FLINT, MI — The city has preliminary approval to use pressurized water to locate buried service lines in an area where American Indian ancestral remains have been discovered in the past, the state Department of Environmental Quality says.
The DEQ issued its initial finding of no significant impact for the work last week and detailed basic guidelines for contractors working in the archeological zone bordered by Hamilton Avenue on the north, Court Street on the south, Saginaw Street to the east and Dupont Street to west.
In addition to having a professional archaeologist on site to monitor the work, the process of excavating with hydrovac equipment may need to be slowed in the area “to allow the archaeologist to get a good view of the hole as it progresses, and in the process, have an opportunity to recognize any cultural or human remains that may be exposed,” the report says.
“The proposed project will work towards providing Flint a reliable distribution system,” the report says. “The short-term, minor construction impacts are outweighed by the improvements to Flint’s water distribution system and the reduced threat to public health.”
Flint contractors began using hydrovac equipment last year to help identify homes with lead or galvanized service lines, which are being removed because they were compromised by corrosive water used by the city in parts of 2014 and 2015.
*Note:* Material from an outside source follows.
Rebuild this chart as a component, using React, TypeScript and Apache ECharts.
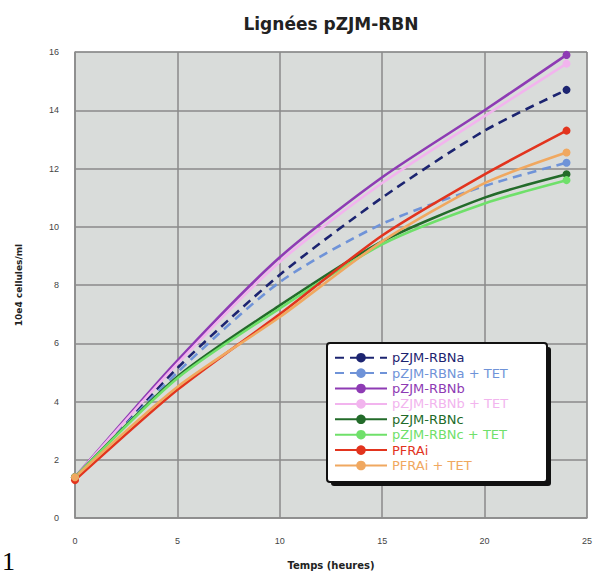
import React, { useEffect, useRef } from "react";
import * as echarts from "echarts";

const HOURS = [0, 5, 10, 15, 20, 24];
const X_TICKS = [0, 5, 10, 15, 20, 25];
const Y_TICKS = [0, 2, 4, 6, 8, 10, 12, 14, 16];

const NAMES = [
  "pZJM-RBNa",
  "pZJM-RBNa + TET",
  "pZJM-RBNb",
  "pZJM-RBNb + TET",
  "pZJM-RBNc",
  "pZJM-RBNc + TET",
  "PFRAi",
  "PFRAi + TET",
];

const RBNa = [1.4, 5.15, 8.35, 11.0, 13.3, 14.7];
const RBNa_TET = [1.4, 5.0, 8.1, 10.1, 11.4, 12.2];
const RBNb = [1.4, 5.4, 8.95, 11.7, 14.0, 15.9];
const RBNb_TET = [1.4, 5.3, 8.8, 11.5, 13.8, 15.6];
const RBNc = [1.4, 4.85, 7.3, 9.5, 11.0, 11.8];
const RBNc_TET = [1.4, 4.8, 7.2, 9.4, 10.8, 11.6];
const PFRAi = [1.3, 4.4, 7.0, 9.7, 11.8, 13.3];
const PFRAi_TET = [1.4, 4.5, 6.9, 9.5, 11.5, 12.55];

const VALUES = [RBNa, RBNa_TET, RBNb, RBNb_TET, RBNc, RBNc_TET, PFRAi, PFRAi_TET];
const COLORS = [
  "#1c2470",
  "#6f93d8",
  "#8e3bb4",
  "#f2b4ee",
  "#236b2a",
  "#6fe06a",
  "#e2341e",
  "#f0a860",
];
const DASHED = [true, true, false, false, false, false, false, false];

export default function App() {
  const ref = useRef<HTMLDivElement>(null);
  useEffect(() => {
    if (!ref.current) return;
    const chart = echarts.init(ref.current, undefined, { renderer: "svg" });
    const series = NAMES.map((name, i) => ({
      name,
      type: "line",
      smooth: 0.25,
      z: 3,
      symbol: "circle",
      symbolSize: 8,
      showAllSymbol: true,
      data: HOURS.map((h, j) => ({
        value: [h, VALUES[i][j]],
        symbol: j === 0 || j === HOURS.length - 1 ? "circle" : "none",
      })),
      itemStyle: { color: COLORS[i] },
      lineStyle: {
        color: COLORS[i],
        width: 2.6,
        type: DASHED[i] ? [9, 6] : "solid",
      },
    }));
    chart.setOption({
      animation: false,
      backgroundColor: "#ffffff",
      grid: {
        left: 75,
        right: 14,
        top: 52,
        bottom: 52,
        show: true,
        backgroundColor: "#d9dcda",
        borderColor: "#9a9a9a",
        borderWidth: 1,
      },
      xAxis: {
        type: "value",
        min: X_TICKS[0],
        max: X_TICKS[X_TICKS.length - 1],
        interval: 5,
        name: "Temps (heures)",
        nameLocation: "middle",
        nameGap: 42,
        nameTextStyle: { fontFamily: "DejaVu Sans", fontWeight: "bold", fontSize: 10, color: "#222" },
        axisLine: { show: true, lineStyle: { color: "#8c8c8c", width: 1.5 } },
        axisTick: { show: false },
        axisLabel: { fontFamily: "Liberation Sans", fontSize: 9, color: "#444", margin: 18 },
        splitLine: { show: true, lineStyle: { color: "#8a8a8a", width: 1.5 } },
      },
      yAxis: {
        type: "value",
        min: Y_TICKS[0],
        max: Y_TICKS[Y_TICKS.length - 1],
        interval: 2,
        name: "10e4 cellules/ml",
        nameLocation: "middle",
        nameGap: 52,
        nameTextStyle: { fontFamily: "DejaVu Sans", fontWeight: "bold", fontSize: 9, color: "#222" },
        axisLine: { show: true, lineStyle: { color: "#8c8c8c", width: 1.5 } },
        axisTick: { show: false },
        axisLabel: { fontFamily: "Liberation Sans", fontSize: 9, color: "#444", margin: 16 },
        splitLine: { show: true, lineStyle: { color: "#8a8a8a", width: 1.5 } },
      },
      legend: {
        show: true,
        orient: "vertical",
        left: 334,
        top: 350,
        z: 20,
        padding: 0,
        itemGap: 0,
        itemWidth: 52,
        itemHeight: 12,
        data: NAMES.map((n, i) => ({ name: n, textStyle: { color: COLORS[i] } })),
        textStyle: { fontFamily: "DejaVu Sans", fontSize: 13, lineHeight: 15.4, padding: [0, 0, 0, 0] },
      },
      graphic: [
        {
          type: "text",
          x: 331,
          y: 24,
          style: {
            text: "Lignées pZJM-RBN",
            fontFamily: "DejaVu Sans",
            fontWeight: "bold",
            fontSize: 17,
            fill: "#222",
            textAlign: "center",
            textVerticalAlign: "middle",
          },
        },
        {
          type: "rect",
          z: 10,
          shape: { x: 331, y: 347, width: 220, height: 139, r: 3 },
          style: { fill: "#111" },
        },
        {
          type: "rect",
          z: 11,
          shape: { x: 327, y: 343, width: 220, height: 139, r: 3 },
          style: { fill: "#ffffff", stroke: "#111", lineWidth: 2 },
        },
        {
          type: "text",
          x: 2,
          y: 548,
          style: {
            text: "1",
            fontFamily: "Liberation Serif",
            fontSize: 26,
            fill: "#000",
            textVerticalAlign: "top",
          },
        },
      ],
      series,
    });
    return () => chart.dispose();
  }, []);
  return <div ref={ref} style={{ width: 601, height: 575, position: "absolute", left: 0, top: 0 }} />;
}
Using water pressure and vacuum suction, the hydrovac process allows crews to determine what lines are made of without having to dig up a larger area to discover the composition of the lines.
Copper service lines are not being replaced because they don’t pose the risk of future lead releases to the water supply.
Flint is entering into the second full year of service line replacements and officials estimate they have up to 12,000 galvanized and lead lines still in the ground.
Last year, underground work in the archeological zone was set aside and officials acknowledged the potential for disturbing Saginaw Chippewa Indian Tribe burial sites and cemeteries.
In 2007, a construction crew found human remains in the Stone Street area — evidence that the area was likely a cemetery used for hundreds of years.
In 2010, the remains of 67 American Indian ancestors were laid to rest in a reburial at the same site.
Whether contract crews will encounter additional remains isn’t clear, said State Archaeologist Dean Anderson of the State Historic Preservation Office.
“Clearly we know there were human remains found in that area,” Anderson said. “It is so hard to know” whether workers will encounter more.
There are standard operating procedures if a discovery is made, he said.
Alan Wong, senior program manager for the Flint Action and Sustainability Team, said a pre-bid meeting for potential hydrovac contractors was held Feb. 7 at City Hall.
A bid opening is scheduled for Friday, February 16, Wong said in an email statement, and work is expected to start in early March, weather permitting.